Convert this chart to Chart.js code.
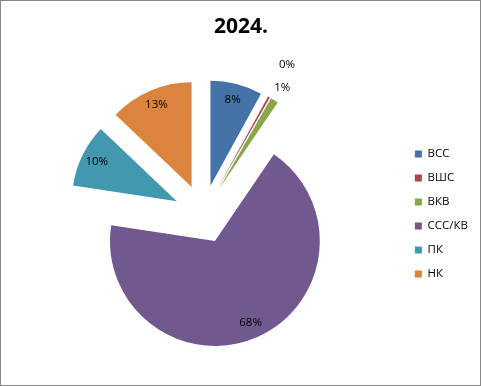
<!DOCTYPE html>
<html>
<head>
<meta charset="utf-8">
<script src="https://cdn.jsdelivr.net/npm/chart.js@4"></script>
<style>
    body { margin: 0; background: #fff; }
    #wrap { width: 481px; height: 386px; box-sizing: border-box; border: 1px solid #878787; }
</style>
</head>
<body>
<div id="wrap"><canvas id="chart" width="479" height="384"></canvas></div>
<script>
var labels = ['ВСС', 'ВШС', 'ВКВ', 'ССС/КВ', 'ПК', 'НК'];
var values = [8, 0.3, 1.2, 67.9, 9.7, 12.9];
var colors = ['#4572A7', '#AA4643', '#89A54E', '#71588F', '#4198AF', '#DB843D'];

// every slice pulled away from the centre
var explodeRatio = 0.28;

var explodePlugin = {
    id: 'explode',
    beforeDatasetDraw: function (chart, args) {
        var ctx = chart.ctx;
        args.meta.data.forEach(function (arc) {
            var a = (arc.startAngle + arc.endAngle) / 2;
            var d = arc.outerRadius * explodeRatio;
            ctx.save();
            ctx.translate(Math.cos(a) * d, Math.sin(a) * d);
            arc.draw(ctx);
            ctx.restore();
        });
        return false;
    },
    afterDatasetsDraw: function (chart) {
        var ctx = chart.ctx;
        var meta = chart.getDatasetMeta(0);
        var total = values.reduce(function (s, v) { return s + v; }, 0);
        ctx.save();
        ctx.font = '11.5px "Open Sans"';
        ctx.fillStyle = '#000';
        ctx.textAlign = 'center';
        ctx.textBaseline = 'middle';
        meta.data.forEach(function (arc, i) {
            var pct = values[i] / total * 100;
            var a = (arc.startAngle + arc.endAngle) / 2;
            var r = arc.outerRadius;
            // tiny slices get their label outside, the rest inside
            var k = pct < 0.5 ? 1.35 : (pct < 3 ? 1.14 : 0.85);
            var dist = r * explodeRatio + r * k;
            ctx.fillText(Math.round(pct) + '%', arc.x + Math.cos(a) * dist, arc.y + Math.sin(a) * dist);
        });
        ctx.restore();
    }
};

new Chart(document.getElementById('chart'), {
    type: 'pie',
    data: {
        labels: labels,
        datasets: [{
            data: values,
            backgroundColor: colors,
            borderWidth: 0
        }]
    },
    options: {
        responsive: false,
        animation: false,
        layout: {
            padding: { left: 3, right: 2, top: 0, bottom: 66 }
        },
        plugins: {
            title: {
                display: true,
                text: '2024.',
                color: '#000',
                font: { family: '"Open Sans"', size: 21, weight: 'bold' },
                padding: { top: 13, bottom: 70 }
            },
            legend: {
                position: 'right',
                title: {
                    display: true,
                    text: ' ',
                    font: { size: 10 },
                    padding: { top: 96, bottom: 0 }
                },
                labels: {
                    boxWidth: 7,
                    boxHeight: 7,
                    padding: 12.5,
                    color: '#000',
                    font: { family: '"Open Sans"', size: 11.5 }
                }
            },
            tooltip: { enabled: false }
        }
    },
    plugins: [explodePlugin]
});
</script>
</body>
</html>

---

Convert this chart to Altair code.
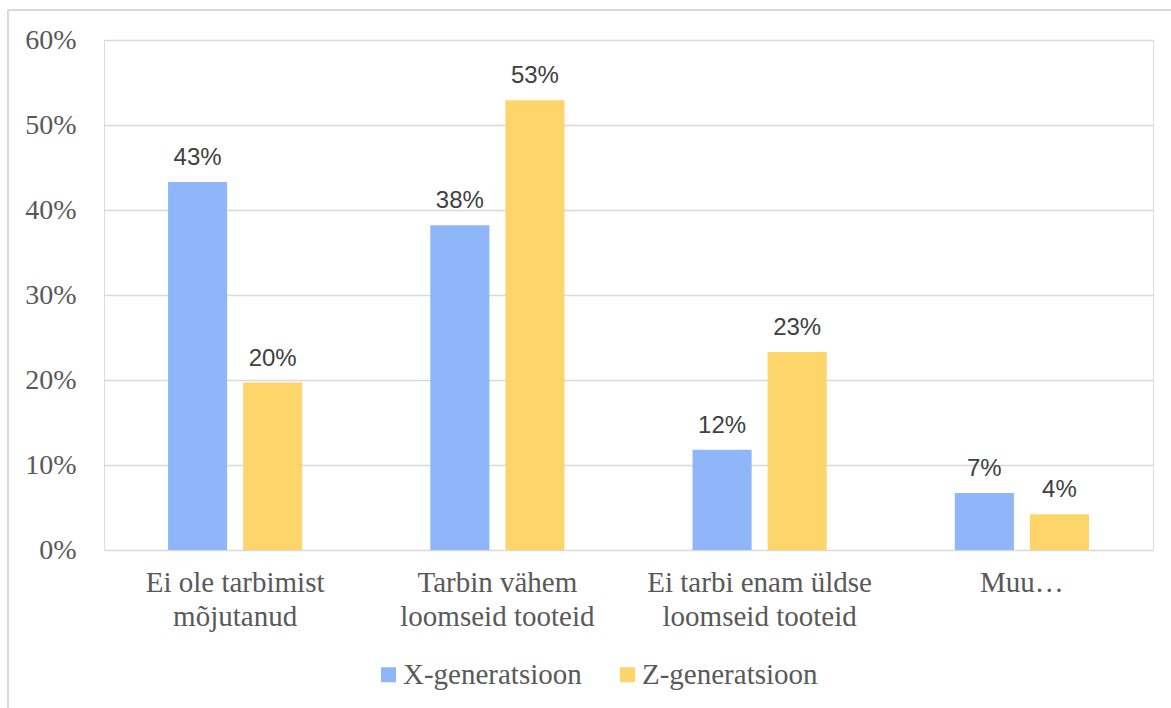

---

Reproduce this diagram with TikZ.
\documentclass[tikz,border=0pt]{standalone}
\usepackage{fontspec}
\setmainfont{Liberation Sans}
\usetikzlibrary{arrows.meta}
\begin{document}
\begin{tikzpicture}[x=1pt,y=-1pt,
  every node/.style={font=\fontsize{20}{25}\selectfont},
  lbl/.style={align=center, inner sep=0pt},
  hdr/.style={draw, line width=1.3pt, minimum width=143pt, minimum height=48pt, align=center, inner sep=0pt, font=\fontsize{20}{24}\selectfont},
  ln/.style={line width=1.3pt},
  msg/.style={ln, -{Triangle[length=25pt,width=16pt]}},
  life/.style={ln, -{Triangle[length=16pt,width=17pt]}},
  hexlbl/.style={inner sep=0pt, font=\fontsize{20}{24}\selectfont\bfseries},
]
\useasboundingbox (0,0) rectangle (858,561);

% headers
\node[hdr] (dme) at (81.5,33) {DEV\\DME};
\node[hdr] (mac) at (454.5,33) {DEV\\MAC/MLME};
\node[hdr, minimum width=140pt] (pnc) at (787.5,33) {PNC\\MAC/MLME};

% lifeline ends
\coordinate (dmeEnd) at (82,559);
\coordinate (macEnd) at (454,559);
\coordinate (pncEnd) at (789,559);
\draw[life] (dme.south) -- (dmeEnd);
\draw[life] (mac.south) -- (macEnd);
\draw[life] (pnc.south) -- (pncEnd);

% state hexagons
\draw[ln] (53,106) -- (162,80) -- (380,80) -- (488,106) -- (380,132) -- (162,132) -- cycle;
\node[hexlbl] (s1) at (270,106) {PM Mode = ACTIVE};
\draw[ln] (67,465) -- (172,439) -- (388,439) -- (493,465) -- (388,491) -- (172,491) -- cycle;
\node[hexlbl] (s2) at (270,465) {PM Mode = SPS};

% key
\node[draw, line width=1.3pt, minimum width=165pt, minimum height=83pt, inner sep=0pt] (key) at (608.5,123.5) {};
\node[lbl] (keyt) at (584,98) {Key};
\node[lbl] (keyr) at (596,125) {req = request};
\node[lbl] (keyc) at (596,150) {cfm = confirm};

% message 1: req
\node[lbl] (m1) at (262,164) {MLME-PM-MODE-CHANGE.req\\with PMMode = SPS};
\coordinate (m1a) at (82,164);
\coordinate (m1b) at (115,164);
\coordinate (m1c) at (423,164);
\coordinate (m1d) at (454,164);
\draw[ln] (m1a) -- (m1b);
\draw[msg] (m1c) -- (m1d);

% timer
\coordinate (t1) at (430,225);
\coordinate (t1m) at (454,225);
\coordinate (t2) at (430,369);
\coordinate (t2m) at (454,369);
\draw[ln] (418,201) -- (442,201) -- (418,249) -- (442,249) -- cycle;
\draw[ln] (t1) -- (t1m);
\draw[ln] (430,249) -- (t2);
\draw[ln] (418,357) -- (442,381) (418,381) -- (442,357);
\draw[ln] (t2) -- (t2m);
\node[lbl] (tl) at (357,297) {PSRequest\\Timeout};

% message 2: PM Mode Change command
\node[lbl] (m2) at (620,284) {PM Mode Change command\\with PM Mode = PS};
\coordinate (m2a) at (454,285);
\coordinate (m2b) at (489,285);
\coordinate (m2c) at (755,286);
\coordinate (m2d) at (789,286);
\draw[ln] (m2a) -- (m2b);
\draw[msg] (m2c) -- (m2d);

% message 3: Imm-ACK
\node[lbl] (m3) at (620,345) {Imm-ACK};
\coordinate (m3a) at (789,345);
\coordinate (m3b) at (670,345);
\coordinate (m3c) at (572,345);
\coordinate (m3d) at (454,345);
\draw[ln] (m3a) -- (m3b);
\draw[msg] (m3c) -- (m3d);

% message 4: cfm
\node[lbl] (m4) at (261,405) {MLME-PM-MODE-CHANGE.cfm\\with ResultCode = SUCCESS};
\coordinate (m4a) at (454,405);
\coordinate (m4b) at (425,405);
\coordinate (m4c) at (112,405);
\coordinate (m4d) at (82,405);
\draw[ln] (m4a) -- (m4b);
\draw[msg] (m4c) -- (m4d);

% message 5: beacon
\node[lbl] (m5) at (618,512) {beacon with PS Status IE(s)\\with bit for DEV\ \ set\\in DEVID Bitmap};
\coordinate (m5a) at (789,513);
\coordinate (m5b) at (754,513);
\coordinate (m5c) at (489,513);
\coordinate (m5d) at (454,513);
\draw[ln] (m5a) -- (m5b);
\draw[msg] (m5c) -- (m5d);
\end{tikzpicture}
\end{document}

[WHAT YOU SHOULD DO]: Look through the data and gather every line with the string "this" in it.

[THE RESULT]:
Convert this chart to Chart.js code.
Convert this chart to Altair code.
Reproduce this diagram with TikZ.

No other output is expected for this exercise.